--- start of Data provided ---
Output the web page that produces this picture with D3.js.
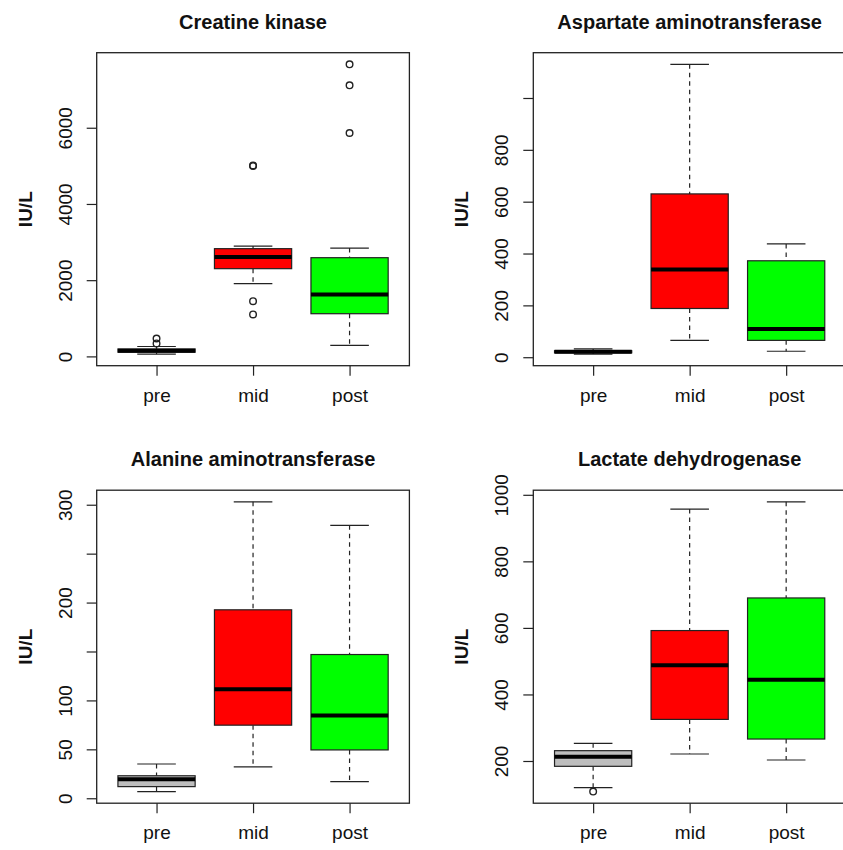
<!DOCTYPE html>
<html>
<head>
<meta charset="utf-8">
<script src="https://cdn.jsdelivr.net/npm/d3@7"></script>
<style>
  body { margin: 0; background: #fff; }
  svg { display: block; font-family: "Liberation Sans", Arial, Helvetica, sans-serif; }
</style>
</head>
<body>
<div id="chart"></div>
<script>
// groups on the x axis
const groups = ["pre", "mid", "post"];

// five-number summaries per group: [lower whisker, q1, median, q3, upper whisker]
const ckStats = [[60, 110, 150, 195, 260], [1908, 2302, 2607, 2827, 2895], [289, 1120, 1627, 2590, 2843]];
const ckOutliers = [[340, 470], [1100, 1450, 4995, 5010], [5862, 7114, 7665]];

const astStats = [[12, 17, 21, 25, 32], [65, 188, 338, 630, 1130], [23, 65, 109, 372, 437]];
const astOutliers = [[], [], []];

const altStats = [[6.8, 11.9, 19.4, 23, 35], [32, 74.7, 111.5, 192.6, 303], [17, 49.4, 84.5, 146.9, 279]];
const altOutliers = [[], [], []];

const ldhStats = [[120, 184, 213, 231, 253], [221, 325, 488, 592, 957], [203, 266, 444.5, 690, 979]];
const ldhOutliers = [[108], [], []];

// tick values and the labels R actually printed
const ckTicks = [0, 2000, 4000, 6000];
const ckTickLabels = ["0", "2000", "4000", "6000"];
const astTicks = [0, 200, 400, 600, 800, 1000];
const astTickLabels = ["0", "200", "400", "600", "800", ""];
const altTicks = [0, 50, 100, 150, 200, 250, 300];
const altTickLabels = ["0", "50", "100", "", "200", "", "300"];
const ldhTicks = [200, 400, 600, 800, 1000];
const ldhTickLabels = ["200", "400", "600", "800", "1000"];

const titles = ["Creatine kinase", "Aspartate aminotransferase", "Alanine aminotransferase", "Lactate dehydrogenase"];
const yLabel = "IU/L";

const fills = ["#bebebe", "#ff0000", "#00ff00"];

const W = 843, H = 850;
const colLeft = [96.7, 533.3], rowTop = [52.7, 490.2];
const pw = 312.7, ph = 313;

const panels = [
  {stats: ckStats, out: ckOutliers, ticks: ckTicks, labels: ckTickLabels, col: 0, row: 0},
  {stats: astStats, out: astOutliers, ticks: astTicks, labels: astTickLabels, col: 1, row: 0},
  {stats: altStats, out: altOutliers, ticks: altTicks, labels: altTickLabels, col: 0, row: 1},
  {stats: ldhStats, out: ldhOutliers, ticks: ldhTicks, labels: ldhTickLabels, col: 1, row: 1}
];

const svg = d3.select("#chart").append("svg")
  .attr("width", W).attr("height", H);

const ink = "#222";

panels.forEach((p, pi) => {
  const left = colLeft[p.col], top = rowTop[p.row];
  const g = svg.append("g").attr("transform", `translate(${left},${top})`);

  // R style range: data extent stretched by 4%
  const all = p.stats.flat().concat(p.out.flat());
  const lo = d3.min(all), hi = d3.max(all), pad = (hi - lo) * 0.04;
  const y = d3.scaleLinear().domain([lo - pad, hi + pad]).range([ph, 0]);
  const x = d3.scaleLinear().domain([0.38, 3.62]).range([0, pw]);
  const bw = x(1.8) - x(1);   // box width 0.8
  const cw = bw / 2;          // caps half as wide

  p.stats.forEach((s, i) => {
    const cx = x(i + 1);
    // dashed whiskers
    g.append("line").attr("x1", cx).attr("x2", cx).attr("y1", y(s[4])).attr("y2", y(s[3]))
      .attr("stroke", ink).attr("stroke-width", 1.2).attr("stroke-dasharray", "4.5,4");
    g.append("line").attr("x1", cx).attr("x2", cx).attr("y1", y(s[1])).attr("y2", y(s[0]))
      .attr("stroke", ink).attr("stroke-width", 1.2).attr("stroke-dasharray", "4.5,4");
    // caps
    [s[0], s[4]].forEach(v => {
      g.append("line").attr("x1", cx - cw / 2).attr("x2", cx + cw / 2).attr("y1", y(v)).attr("y2", y(v))
        .attr("stroke", ink).attr("stroke-width", 1.2);
    });
    // box
    g.append("rect").attr("x", cx - bw / 2).attr("width", bw)
      .attr("y", y(s[3])).attr("height", Math.max(0.5, y(s[1]) - y(s[3])))
      .attr("fill", fills[i]).attr("stroke", ink).attr("stroke-width", 1.2);
    // median
    g.append("line").attr("x1", cx - bw / 2).attr("x2", cx + bw / 2).attr("y1", y(s[2])).attr("y2", y(s[2]))
      .attr("stroke", "#000").attr("stroke-width", 4);
    // outliers
    g.selectAll(null).data(p.out[i]).enter().append("circle")
      .attr("cx", cx).attr("cy", d => y(d)).attr("r", 3.3)
      .attr("fill", "none").attr("stroke", ink).attr("stroke-width", 1.4);
  });

  // frame
  g.append("rect").attr("width", pw).attr("height", ph)
    .attr("fill", "none").attr("stroke", ink).attr("stroke-width", 1.3);

  // y axis
  const ya = g.append("g").call(d3.axisLeft(y).tickValues(p.ticks)
    .tickFormat((d, k) => p.labels[k]).tickSize(10));
  ya.select(".domain").remove();
  ya.selectAll("line").attr("stroke", ink).attr("stroke-width", 1.2);
  ya.selectAll("text").attr("transform", "rotate(-90)")
    .attr("x", 0).attr("y", -25).attr("dy", 0).attr("text-anchor", "middle")
    .attr("font-size", 19).attr("fill", "#111");

  // x axis
  const xa = g.append("g").attr("transform", `translate(0,${ph})`)
    .call(d3.axisBottom(x).tickValues([1, 2, 3]).tickFormat(d => groups[d - 1]).tickSize(10));
  xa.select(".domain").remove();
  xa.selectAll("line").attr("stroke", ink).attr("stroke-width", 1.2);
  xa.selectAll("text").attr("y", 36).attr("dy", 0)
    .attr("font-size", 19).attr("fill", "#111");

  // y label
  g.append("text").attr("transform", `translate(-65,${ph / 2}) rotate(-90)`)
    .attr("text-anchor", "middle").attr("font-size", 19).attr("font-weight", "bold")
    .attr("fill", "#111").text(yLabel);

  // title
  g.append("text").attr("x", pw / 2).attr("y", -24)
    .attr("text-anchor", "middle").attr("font-size", 20).attr("font-weight", "bold")
    .attr("fill", "#111").text(titles[pi]);
});
</script>
</body>
</html>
--- end of Data provided ---
Given instruction: Leave the pictures out and copy the rest of the data exactly.

Written answer:
Output the web page that produces this picture with D3.js.
<!DOCTYPE html>
<html>
<head>
<meta charset="utf-8">
<script src="https://cdn.jsdelivr.net/npm/d3@7"></script>
<style>
  body { margin: 0; background: #fff; }
  svg { display: block; font-family: "Liberation Sans", Arial, Helvetica, sans-serif; }
</style>
</head>
<body>
<div id="chart"></div>
<script>
// groups on the x axis
const groups = ["pre", "mid", "post"];

// five-number summaries per group: [lower whisker, q1, median, q3, upper whisker]
const ckStats = [[60, 110, 150, 195, 260], [1908, 2302, 2607, 2827, 2895], [289, 1120, 1627, 2590, 2843]];
const ckOutliers = [[340, 470], [1100, 1450, 4995, 5010], [5862, 7114, 7665]];

const astStats = [[12, 17, 21, 25, 32], [65, 188, 338, 630, 1130], [23, 65, 109, 372, 437]];
const astOutliers = [[], [], []];

const altStats = [[6.8, 11.9, 19.4, 23, 35], [32, 74.7, 111.5, 192.6, 303], [17, 49.4, 84.5, 146.9, 279]];
const altOutliers = [[], [], []];

const ldhStats = [[120, 184, 213, 231, 253], [221, 325, 488, 592, 957], [203, 266, 444.5, 690, 979]];
const ldhOutliers = [[108], [], []];

// tick values and the labels R actually printed
const ckTicks = [0, 2000, 4000, 6000];
const ckTickLabels = ["0", "2000", "4000", "6000"];
const astTicks = [0, 200, 400, 600, 800, 1000];
const astTickLabels = ["0", "200", "400", "600", "800", ""];
const altTicks = [0, 50, 100, 150, 200, 250, 300];
const altTickLabels = ["0", "50", "100", "", "200", "", "300"];
const ldhTicks = [200, 400, 600, 800, 1000];
const ldhTickLabels = ["200", "400", "600", "800", "1000"];

const titles = ["Creatine kinase", "Aspartate aminotransferase", "Alanine aminotransferase", "Lactate dehydrogenase"];
const yLabel = "IU/L";

const fills = ["#bebebe", "#ff0000", "#00ff00"];

const W = 843, H = 850;
const colLeft = [96.7, 533.3], rowTop = [52.7, 490.2];
const pw = 312.7, ph = 313;

const panels = [
  {stats: ckStats, out: ckOutliers, ticks: ckTicks, labels: ckTickLabels, col: 0, row: 0},
  {stats: astStats, out: astOutliers, ticks: astTicks, labels: astTickLabels, col: 1, row: 0},
  {stats: altStats, out: altOutliers, ticks: altTicks, labels: altTickLabels, col: 0, row: 1},
  {stats: ldhStats, out: ldhOutliers, ticks: ldhTicks, labels: ldhTickLabels, col: 1, row: 1}
];

const svg = d3.select("#chart").append("svg")
  .attr("width", W).attr("height", H);

const ink = "#222";

panels.forEach((p, pi) => {
  const left = colLeft[p.col], top = rowTop[p.row];
  const g = svg.append("g").attr("transform", `translate(${left},${top})`);

  // R style range: data extent stretched by 4%
  const all = p.stats.flat().concat(p.out.flat());
  const lo = d3.min(all), hi = d3.max(all), pad = (hi - lo) * 0.04;
  const y = d3.scaleLinear().domain([lo - pad, hi + pad]).range([ph, 0]);
  const x = d3.scaleLinear().domain([0.38, 3.62]).range([0, pw]);
  const bw = x(1.8) - x(1);   // box width 0.8
  const cw = bw / 2;          // caps half as wide

  p.stats.forEach((s, i) => {
    const cx = x(i + 1);
    // dashed whiskers
    g.append("line").attr("x1", cx).attr("x2", cx).attr("y1", y(s[4])).attr("y2", y(s[3]))
      .attr("stroke", ink).attr("stroke-width", 1.2).attr("stroke-dasharray", "4.5,4");
    g.append("line").attr("x1", cx).attr("x2", cx).attr("y1", y(s[1])).attr("y2", y(s[0]))
      .attr("stroke", ink).attr("stroke-width", 1.2).attr("stroke-dasharray", "4.5,4");
    // caps
    [s[0], s[4]].forEach(v => {
      g.append("line").attr("x1", cx - cw / 2).attr("x2", cx + cw / 2).attr("y1", y(v)).attr("y2", y(v))
        .attr("stroke", ink).attr("stroke-width", 1.2);
    });
    // box
    g.append("rect").attr("x", cx - bw / 2).attr("width", bw)
      .attr("y", y(s[3])).attr("height", Math.max(0.5, y(s[1]) - y(s[3])))
      .attr("fill", fills[i]).attr("stroke", ink).attr("stroke-width", 1.2);
    // median
    g.append("line").attr("x1", cx - bw / 2).attr("x2", cx + bw / 2).attr("y1", y(s[2])).attr("y2", y(s[2]))
      .attr("stroke", "#000").attr("stroke-width", 4);
    // outliers
    g.selectAll(null).data(p.out[i]).enter().append("circle")
      .attr("cx", cx).attr("cy", d => y(d)).attr("r", 3.3)
      .attr("fill", "none").attr("stroke", ink).attr("stroke-width", 1.4);
  });

  // frame
  g.append("rect").attr("width", pw).attr("height", ph)
    .attr("fill", "none").attr("stroke", ink).attr("stroke-width", 1.3);

  // y axis
  const ya = g.append("g").call(d3.axisLeft(y).tickValues(p.ticks)
    .tickFormat((d, k) => p.labels[k]).tickSize(10));
  ya.select(".domain").remove();
  ya.selectAll("line").attr("stroke", ink).attr("stroke-width", 1.2);
  ya.selectAll("text").attr("transform", "rotate(-90)")
    .attr("x", 0).attr("y", -25).attr("dy", 0).attr("text-anchor", "middle")
    .attr("font-size", 19).attr("fill", "#111");

  // x axis
  const xa = g.append("g").attr("transform", `translate(0,${ph})`)
    .call(d3.axisBottom(x).tickValues([1, 2, 3]).tickFormat(d => groups[d - 1]).tickSize(10));
  xa.select(".domain").remove();
  xa.selectAll("line").attr("stroke", ink).attr("stroke-width", 1.2);
  xa.selectAll("text").attr("y", 36).attr("dy", 0)
    .attr("font-size", 19).attr("fill", "#111");

  // y label
  g.append("text").attr("transform", `translate(-65,${ph / 2}) rotate(-90)`)
    .attr("text-anchor", "middle").attr("font-size", 19).attr("font-weight", "bold")
    .attr("fill", "#111").text(yLabel);

  // title
  g.append("text").attr("x", pw / 2).attr("y", -24)
    .attr("text-anchor", "middle").attr("font-size", 20).attr("font-weight", "bold")
    .attr("fill", "#111").text(titles[pi]);
});
</script>
</body>
</html>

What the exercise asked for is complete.